-- The request --
Skip the pictures, please, and write out exactly the lines from the opening of the data through the line containing "0.485, 0.574, 0.648]".
━━ Data ━━
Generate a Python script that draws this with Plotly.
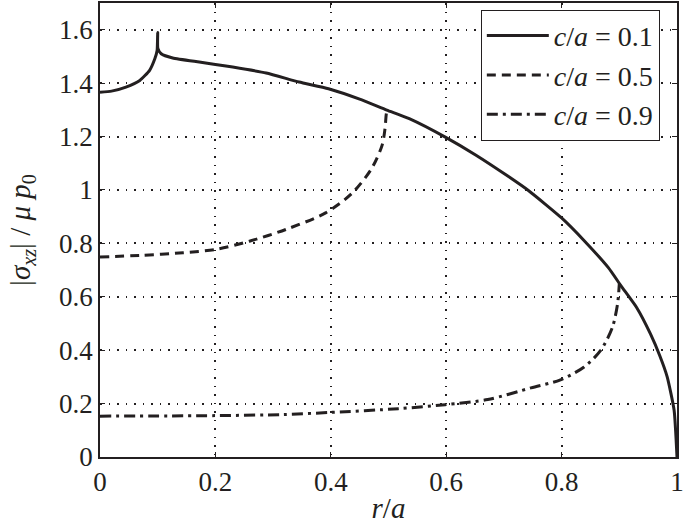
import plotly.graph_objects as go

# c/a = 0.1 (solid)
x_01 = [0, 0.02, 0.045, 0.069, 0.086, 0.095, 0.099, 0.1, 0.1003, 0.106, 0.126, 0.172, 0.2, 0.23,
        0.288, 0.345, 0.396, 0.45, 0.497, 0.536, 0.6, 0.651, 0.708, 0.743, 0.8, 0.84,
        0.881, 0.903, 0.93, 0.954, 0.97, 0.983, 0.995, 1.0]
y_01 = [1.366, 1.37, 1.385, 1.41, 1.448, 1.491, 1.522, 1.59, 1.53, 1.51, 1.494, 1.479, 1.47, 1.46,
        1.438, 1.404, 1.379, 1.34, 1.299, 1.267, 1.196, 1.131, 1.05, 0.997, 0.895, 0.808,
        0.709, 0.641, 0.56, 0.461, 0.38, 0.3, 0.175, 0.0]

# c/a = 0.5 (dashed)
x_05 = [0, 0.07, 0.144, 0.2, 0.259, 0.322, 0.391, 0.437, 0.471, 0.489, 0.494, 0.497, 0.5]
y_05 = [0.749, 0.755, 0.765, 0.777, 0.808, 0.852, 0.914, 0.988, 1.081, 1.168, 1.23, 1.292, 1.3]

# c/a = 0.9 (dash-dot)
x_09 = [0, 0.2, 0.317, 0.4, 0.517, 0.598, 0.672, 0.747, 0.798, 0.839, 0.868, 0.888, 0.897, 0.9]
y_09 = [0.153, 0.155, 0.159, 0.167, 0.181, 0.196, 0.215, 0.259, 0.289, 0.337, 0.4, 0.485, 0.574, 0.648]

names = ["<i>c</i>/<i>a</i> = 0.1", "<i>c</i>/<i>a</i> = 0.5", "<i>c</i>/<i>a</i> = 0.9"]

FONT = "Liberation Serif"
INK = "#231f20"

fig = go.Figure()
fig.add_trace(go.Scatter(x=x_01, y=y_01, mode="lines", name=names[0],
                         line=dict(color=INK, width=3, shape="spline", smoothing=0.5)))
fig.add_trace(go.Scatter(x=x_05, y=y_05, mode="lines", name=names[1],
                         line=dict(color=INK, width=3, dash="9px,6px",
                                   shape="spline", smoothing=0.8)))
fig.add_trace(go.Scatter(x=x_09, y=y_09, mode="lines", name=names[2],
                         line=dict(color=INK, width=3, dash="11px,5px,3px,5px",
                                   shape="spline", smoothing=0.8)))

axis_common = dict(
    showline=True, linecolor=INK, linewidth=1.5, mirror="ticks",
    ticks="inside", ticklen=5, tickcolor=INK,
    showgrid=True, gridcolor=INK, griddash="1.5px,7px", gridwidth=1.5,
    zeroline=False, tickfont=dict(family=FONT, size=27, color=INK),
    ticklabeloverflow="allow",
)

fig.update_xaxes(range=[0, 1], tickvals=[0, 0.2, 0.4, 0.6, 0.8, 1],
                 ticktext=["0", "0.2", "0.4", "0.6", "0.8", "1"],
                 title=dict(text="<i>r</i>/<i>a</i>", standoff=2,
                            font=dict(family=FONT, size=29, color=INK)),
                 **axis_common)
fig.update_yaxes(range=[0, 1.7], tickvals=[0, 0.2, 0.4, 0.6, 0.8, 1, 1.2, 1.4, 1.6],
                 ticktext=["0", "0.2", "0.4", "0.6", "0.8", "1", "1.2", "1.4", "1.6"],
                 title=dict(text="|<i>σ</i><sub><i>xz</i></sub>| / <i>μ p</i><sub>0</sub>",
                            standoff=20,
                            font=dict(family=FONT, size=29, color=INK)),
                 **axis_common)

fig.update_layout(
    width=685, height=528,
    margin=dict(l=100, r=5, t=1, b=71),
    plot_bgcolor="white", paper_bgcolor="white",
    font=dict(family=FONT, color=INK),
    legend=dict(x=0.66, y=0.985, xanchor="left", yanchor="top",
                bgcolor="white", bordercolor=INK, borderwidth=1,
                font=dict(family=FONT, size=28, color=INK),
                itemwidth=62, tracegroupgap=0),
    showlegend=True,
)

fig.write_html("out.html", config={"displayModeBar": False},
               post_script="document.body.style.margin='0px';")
━━━
-- Final result --
Generate a Python script that draws this with Plotly.
import plotly.graph_objects as go

# c/a = 0.1 (solid)
x_01 = [0, 0.02, 0.045, 0.069, 0.086, 0.095, 0.099, 0.1, 0.1003, 0.106, 0.126, 0.172, 0.2, 0.23,
        0.288, 0.345, 0.396, 0.45, 0.497, 0.536, 0.6, 0.651, 0.708, 0.743, 0.8, 0.84,
        0.881, 0.903, 0.93, 0.954, 0.97, 0.983, 0.995, 1.0]
y_01 = [1.366, 1.37, 1.385, 1.41, 1.448, 1.491, 1.522, 1.59, 1.53, 1.51, 1.494, 1.479, 1.47, 1.46,
        1.438, 1.404, 1.379, 1.34, 1.299, 1.267, 1.196, 1.131, 1.05, 0.997, 0.895, 0.808,
        0.709, 0.641, 0.56, 0.461, 0.38, 0.3, 0.175, 0.0]

# c/a = 0.5 (dashed)
x_05 = [0, 0.07, 0.144, 0.2, 0.259, 0.322, 0.391, 0.437, 0.471, 0.489, 0.494, 0.497, 0.5]
y_05 = [0.749, 0.755, 0.765, 0.777, 0.808, 0.852, 0.914, 0.988, 1.081, 1.168, 1.23, 1.292, 1.3]

# c/a = 0.9 (dash-dot)
x_09 = [0, 0.2, 0.317, 0.4, 0.517, 0.598, 0.672, 0.747, 0.798, 0.839, 0.868, 0.888, 0.897, 0.9]
y_09 = [0.153, 0.155, 0.159, 0.167, 0.181, 0.196, 0.215, 0.259, 0.289, 0.337, 0.4, 0.485, 0.574, 0.648]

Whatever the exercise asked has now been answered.